● **Work required**:
Quote every line as written. Omit pictures.
== Data ==
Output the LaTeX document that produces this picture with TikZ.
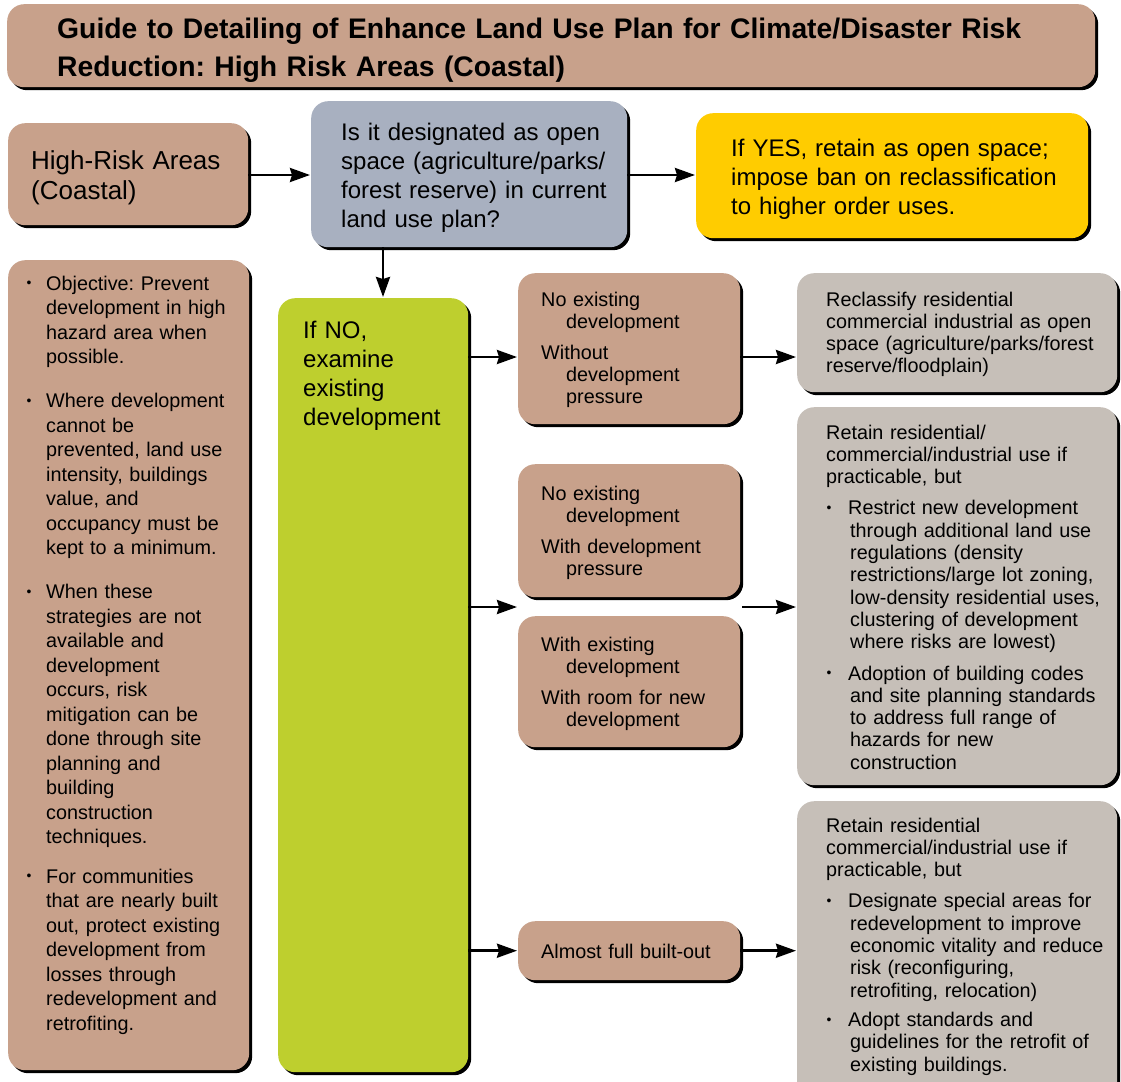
\documentclass[tikz,border=0pt]{standalone}
\usepackage{fontspec}
\setmainfont{Liberation Sans}
\usetikzlibrary{arrows.meta,shadows,calc}
\definecolor{brownbox}{RGB}{200,161,139}
\definecolor{bluebox}{RGB}{168,176,192}
\definecolor{yellowbox}{RGB}{255,204,0}
\definecolor{greenbox}{RGB}{190,207,46}
\definecolor{graybox}{RGB}{198,191,184}
\newcommand{\bsym}{\raisebox{2.2pt}{\scalebox{0.7}{\textbullet}}}
\newcommand{\bl}{\makebox[20pt][l]{\hspace{0.5pt}\bsym}}
\newcommand{\gbl}{\makebox[22pt][l]{\hspace{0.5pt}\bsym}}
\newcommand{\ii}{\hspace*{20pt}}
\newcommand{\gi}{\hspace*{24pt}}
\newcommand{\bi}{\hspace*{25pt}}
\frenchspacing
\begin{document}
\begin{tikzpicture}[x=1pt,y=-1pt,
  box/.style={rectangle, rounded corners=17pt, anchor=north west, inner sep=0pt, draw=none,
    drop shadow={shadow xshift=3pt, shadow yshift=-3pt, fill=black, opacity=1}},
  tx/.style={anchor=base west, inner sep=0pt, align=left, text width=#1},
  tx/.default=330pt,
  big/.style={font=\fontsize{24}{29}\selectfont},
  small/.style={font=\fontsize{19.8}{22.3}\selectfont},
  arr/.style={line width=2.8pt, -{Stealth[length=20pt,width=14pt,inset=2pt]}, shorten >=1pt}
]
\useasboundingbox (0,0) rectangle (1121,1081);
\clip (0,0) rectangle (1121,1081);

% boxes
\node[box, fill=brownbox, minimum width=1088pt, minimum height=83pt] (title) at (7,4) {};
\node[box, fill=brownbox, minimum width=240pt, minimum height=102pt] (hra) at (8,123) {};
\node[box, fill=bluebox, minimum width=316pt, minimum height=146pt] (q) at (311,101) {};
\node[box, fill=yellowbox, minimum width=392pt, minimum height=125pt] (yes) at (696,113) {};
\node[box, fill=brownbox, minimum width=241pt, minimum height=810pt] (obj) at (8,260) {};
\node[box, fill=greenbox, minimum width=190pt, minimum height=774pt] (green) at (278,298) {};
\node[box, fill=brownbox, minimum width=222pt, minimum height=151pt] (b1) at (518,273) {};
\node[box, fill=brownbox, minimum width=222pt, minimum height=133pt] (b2) at (518,464) {};
\node[box, fill=brownbox, minimum width=222pt, minimum height=131pt] (b3) at (518,616) {};
\node[box, fill=brownbox, minimum width=222pt, minimum height=59pt] (b4) at (518,921) {};
\node[box, fill=graybox, minimum width=320pt, minimum height=119pt] (g1) at (797,273) {};
\node[box, fill=graybox, minimum width=320pt, minimum height=378pt] (g2) at (797,407) {};
\node[box, fill=graybox, minimum width=320pt, minimum height=299pt] (g3) at (797,801) {};

% texts
\node[tx=1050pt, font=\fontsize{28.3}{39}\selectfont\bfseries] (t-title) at (57,38)
  {Guide to Detailing of Enhance Land Use Plan for Climate/Disaster Risk\\Reduction: High Risk Areas (Coastal)};
\node[tx=230pt, font=\fontsize{26}{30}\selectfont] (t-hra) at (31,169)
  {High-Risk Areas\\(Coastal)};
\node[tx=300pt, big] (t-q) at (341,140)
  {Is it designated as open\\space (agriculture/parks/\\forest reserve) in current\\land use plan?};
\node[tx=380pt, big] (t-yes) at (731,156)
  {If YES, retain as open space;\\impose ban on reclassification\\to higher order uses.};
\node[tx=180pt, big] (t-green) at (303,338)
  {If NO,\\examine\\existing\\development};
\node[tx=240pt, font=\fontsize{19.8}{24.5}\selectfont] (t-obj) at (26,290)
  {\bl Objective: Prevent\\\ii development in high\\\ii hazard area when\\\ii possible.\\[19.5pt]
   \bl Where development\\\ii cannot be\\\ii prevented, land use\\\ii intensity, buildings\\\ii value, and\\\ii occupancy must be\\\ii kept to a minimum.\\[19.5pt]
   \bl When these\\\ii strategies are not\\\ii available and\\\ii development\\\ii occurs, risk\\\ii mitigation can be\\\ii done through site\\\ii planning and\\\ii building\\\ii construction\\\ii techniques.\\[15pt]
   \bl For communities\\\ii that are nearly built\\\ii out, protect existing\\\ii development from\\\ii losses through\\\ii redevelopment and\\\ii retrofiting.};
\node[tx=215pt, small] (t-b1) at (541,306)
  {No existing\\\bi development\\[8.7pt]Without\\\bi development\\\bi pressure};
\node[tx=215pt, small] (t-b2) at (541,500)
  {No existing\\\bi development\\[8.7pt]With development\\\bi pressure};
\node[tx=215pt, small] (t-b3) at (541,651)
  {With existing\\\bi development\\[8.7pt]With room for new\\\bi development};
\node[tx=215pt, small] (t-b4) at (541,958)
  {Almost full built-out};
\node[tx=300pt, small] (t-g1) at (826,306)
  {Reclassify residential\\commercial industrial as open\\space (agriculture/parks/forest\\reserve/floodplain)};
\node[tx=300pt, small] (t-g2) at (826,439)
  {Retain residential/\\commercial/industrial use if\\practicable, but\\[9pt]
   \gbl Restrict new development\\\gi through additional land use\\\gi regulations (density\\\gi restrictions/large lot zoning,\\\gi low-density residential uses,\\\gi clustering of development\\\gi where risks are lowest)\\[9pt]
   \gbl Adoption of building codes\\\gi and site planning standards\\\gi to address full range of\\\gi hazards for new\\\gi construction};
\node[tx=300pt, small] (t-g3) at (826,832)
  {Retain residential\\commercial/industrial use if\\practicable, but\\[9pt]
   \gbl Designate special areas for\\\gi redevelopment to improve\\\gi economic vitality and reduce\\\gi risk (reconfiguring,\\\gi retrofiting, relocation)\\[7pt]
   \gbl Adopt standards and\\\gi guidelines for the retrofit of\\\gi existing buildings.};

% connectors
\coordinate (a1) at (518,357);
\coordinate (gapL) at (518,607);
\coordinate (gapR) at (742,607);
\coordinate (down) at (383,298);
\draw[arr] (hra.east |- 0,175) -- (q.west |- 0,175);
\draw[arr] (q.east |- 0,175) -- (yes.west |- 0,175);
\draw[arr] (down |- q.south) -- (down);
\draw[arr] (green.east |- a1) -- (a1);
\draw[arr] (b1.east |- a1) -- (g1.west |- a1);
\draw[arr] (green.east |- gapL) -- (gapL);
\draw[arr] (gapR) -- (g2.west |- gapR);
\draw[arr] (green.east |- b4.west) -- (b4.west);
\draw[arr] (b4.east) -- (g3.west |- b4.east);
\end{tikzpicture}
\end{document}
===
● **Solution**:
Output the LaTeX document that produces this picture with TikZ.
\documentclass[tikz,border=0pt]{standalone}
\usepackage{fontspec}
\setmainfont{Liberation Sans}
\usetikzlibrary{arrows.meta,shadows,calc}
\definecolor{brownbox}{RGB}{200,161,139}
\definecolor{bluebox}{RGB}{168,176,192}
\definecolor{yellowbox}{RGB}{255,204,0}
\definecolor{greenbox}{RGB}{190,207,46}
\definecolor{graybox}{RGB}{198,191,184}
\newcommand{\bsym}{\raisebox{2.2pt}{\scalebox{0.7}{\textbullet}}}
\newcommand{\bl}{\makebox[20pt][l]{\hspace{0.5pt}\bsym}}
\newcommand{\gbl}{\makebox[22pt][l]{\hspace{0.5pt}\bsym}}
\newcommand{\ii}{\hspace*{20pt}}
\newcommand{\gi}{\hspace*{24pt}}
\newcommand{\bi}{\hspace*{25pt}}
\frenchspacing
\begin{document}
\begin{tikzpicture}[x=1pt,y=-1pt,
  box/.style={rectangle, rounded corners=17pt, anchor=north west, inner sep=0pt, draw=none,
    drop shadow={shadow xshift=3pt, shadow yshift=-3pt, fill=black, opacity=1}},
  tx/.style={anchor=base west, inner sep=0pt, align=left, text width=#1},
  tx/.default=330pt,
  big/.style={font=\fontsize{24}{29}\selectfont},
  small/.style={font=\fontsize{19.8}{22.3}\selectfont},
  arr/.style={line width=2.8pt, -{Stealth[length=20pt,width=14pt,inset=2pt]}, shorten >=1pt}
]
\useasboundingbox (0,0) rectangle (1121,1081);
\clip (0,0) rectangle (1121,1081);

% boxes
\node[box, fill=brownbox, minimum width=1088pt, minimum height=83pt] (title) at (7,4) {};
\node[box, fill=brownbox, minimum width=240pt, minimum height=102pt] (hra) at (8,123) {};
\node[box, fill=bluebox, minimum width=316pt, minimum height=146pt] (q) at (311,101) {};
\node[box, fill=yellowbox, minimum width=392pt, minimum height=125pt] (yes) at (696,113) {};
\node[box, fill=brownbox, minimum width=241pt, minimum height=810pt] (obj) at (8,260) {};
\node[box, fill=greenbox, minimum width=190pt, minimum height=774pt] (green) at (278,298) {};
\node[box, fill=brownbox, minimum width=222pt, minimum height=151pt] (b1) at (518,273) {};
\node[box, fill=brownbox, minimum width=222pt, minimum height=133pt] (b2) at (518,464) {};
\node[box, fill=brownbox, minimum width=222pt, minimum height=131pt] (b3) at (518,616) {};
\node[box, fill=brownbox, minimum width=222pt, minimum height=59pt] (b4) at (518,921) {};
\node[box, fill=graybox, minimum width=320pt, minimum height=119pt] (g1) at (797,273) {};
\node[box, fill=graybox, minimum width=320pt, minimum height=378pt] (g2) at (797,407) {};
\node[box, fill=graybox, minimum width=320pt, minimum height=299pt] (g3) at (797,801) {};

% texts
\node[tx=1050pt, font=\fontsize{28.3}{39}\selectfont\bfseries] (t-title) at (57,38)
  {Guide to Detailing of Enhance Land Use Plan for Climate/Disaster Risk\\Reduction: High Risk Areas (Coastal)};
\node[tx=230pt, font=\fontsize{26}{30}\selectfont] (t-hra) at (31,169)
  {High-Risk Areas\\(Coastal)};
\node[tx=300pt, big] (t-q) at (341,140)
  {Is it designated as open\\space (agriculture/parks/\\forest reserve) in current\\land use plan?};
\node[tx=380pt, big] (t-yes) at (731,156)
  {If YES, retain as open space;\\impose ban on reclassification\\to higher order uses.};
\node[tx=180pt, big] (t-green) at (303,338)
  {If NO,\\examine\\existing\\development};
\node[tx=240pt, font=\fontsize{19.8}{24.5}\selectfont] (t-obj) at (26,290)
  {\bl Objective: Prevent\\\ii development in high\\\ii hazard area when\\\ii possible.\\[19.5pt]
   \bl Where development\\\ii cannot be\\\ii prevented, land use\\\ii intensity, buildings\\\ii value, and\\\ii occupancy must be\\\ii kept to a minimum.\\[19.5pt]
   \bl When these\\\ii strategies are not\\\ii available and\\\ii development\\\ii occurs, risk\\\ii mitigation can be\\\ii done through site\\\ii planning and\\\ii building\\\ii construction\\\ii techniques.\\[15pt]
   \bl For communities\\\ii that are nearly built\\\ii out, protect existing\\\ii development from\\\ii losses through\\\ii redevelopment and\\\ii retrofiting.};
\node[tx=215pt, small] (t-b1) at (541,306)
  {No existing\\\bi development\\[8.7pt]Without\\\bi development\\\bi pressure};
\node[tx=215pt, small] (t-b2) at (541,500)
  {No existing\\\bi development\\[8.7pt]With development\\\bi pressure};
\node[tx=215pt, small] (t-b3) at (541,651)
  {With existing\\\bi development\\[8.7pt]With room for new\\\bi development};
\node[tx=215pt, small] (t-b4) at (541,958)
  {Almost full built-out};
\node[tx=300pt, small] (t-g1) at (826,306)
  {Reclassify residential\\commercial industrial as open\\space (agriculture/parks/forest\\reserve/floodplain)};
\node[tx=300pt, small] (t-g2) at (826,439)
  {Retain residential/\\commercial/industrial use if\\practicable, but\\[9pt]
   \gbl Restrict new development\\\gi through additional land use\\\gi regulations (density\\\gi restrictions/large lot zoning,\\\gi low-density residential uses,\\\gi clustering of development\\\gi where risks are lowest)\\[9pt]
   \gbl Adoption of building codes\\\gi and site planning standards\\\gi to address full range of\\\gi hazards for new\\\gi construction};
\node[tx=300pt, small] (t-g3) at (826,832)
  {Retain residential\\commercial/industrial use if\\practicable, but\\[9pt]
   \gbl Designate special areas for\\\gi redevelopment to improve\\\gi economic vitality and reduce\\\gi risk (reconfiguring,\\\gi retrofiting, relocation)\\[7pt]
   \gbl Adopt standards and\\\gi guidelines for the retrofit of\\\gi existing buildings.};

% connectors
\coordinate (a1) at (518,357);
\coordinate (gapL) at (518,607);
\coordinate (gapR) at (742,607);
\coordinate (down) at (383,298);
\draw[arr] (hra.east |- 0,175) -- (q.west |- 0,175);
\draw[arr] (q.east |- 0,175) -- (yes.west |- 0,175);
\draw[arr] (down |- q.south) -- (down);
\draw[arr] (green.east |- a1) -- (a1);
\draw[arr] (b1.east |- a1) -- (g1.west |- a1);
\draw[arr] (green.east |- gapL) -- (gapL);
\draw[arr] (gapR) -- (g2.west |- gapR);
\draw[arr] (green.east |- b4.west) -- (b4.west);
\draw[arr] (b4.east) -- (g3.west |- b4.east);
\end{tikzpicture}
\end{document}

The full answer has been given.